Reader Beth asked
Should I do a Broken Arrow Ceremony for boys who have just come into Scouting in Webelos 1? I did one when the other boys earned the Bear in the Spring, but now I have 3 new boys.
First of all, I’d like to explain that there are several different broken arrow ceremonies. This can refer to a ceremony performed in the Order of the Arrow which recognizes an Arrowman who has passed away. But Beth is referring to a Cub Scout ceremony. Sometimes a broken arrow ceremony is performed when Webelos earn their Arrow of Light or Webelos cross over to Scouts BSA. In this case it a ceremony is being done when the Cub Scouts move from Bears to Webelos.
Here is a typical ceremony run down if you are not familiar with it. The leader holds together a bunch of arrows and talks about how he can’t break them as a group and they are strong together. But then he shows how it is easy to break one and says something about how they are stronger as a group than as individuals. Parent receive the head of the arrow as a symbol that they will guide the Scout. Scouts receive the tail as a symbol that they are starting on a new journey.
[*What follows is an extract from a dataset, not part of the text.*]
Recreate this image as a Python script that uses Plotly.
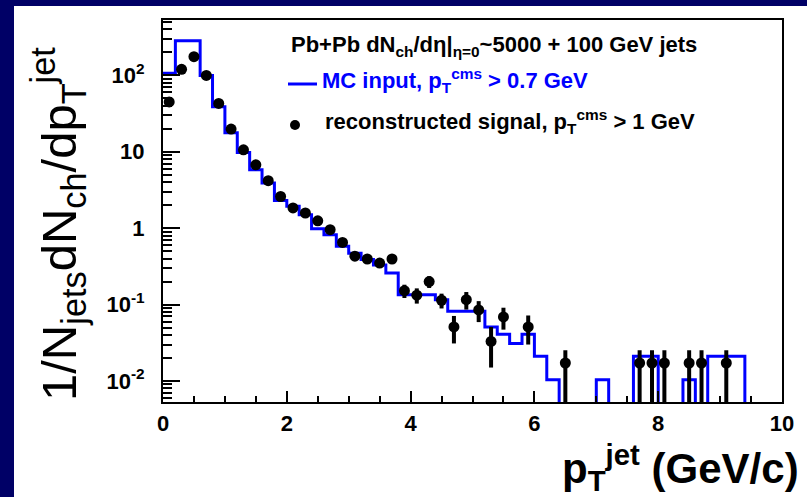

The purpose of ceremonies can be to have a shared experience and to emphasize a point. There is certainly no harm in doing the ceremony and if you think it would be meaningful to your new Webelos, I’d say go ahead. If you are unsure, ask the Scout’s parents what they think. Are the new Webelos expecting a broken arrow ceremony? Do the parents think it is important and will they attend? Also, ask you other pack leaders what they think. But there is no “BSA rule” about it. Often things like this come down to tradition, and even traditions can change if you strongly believe the benefits to your Scouts outweigh the power of the tradition.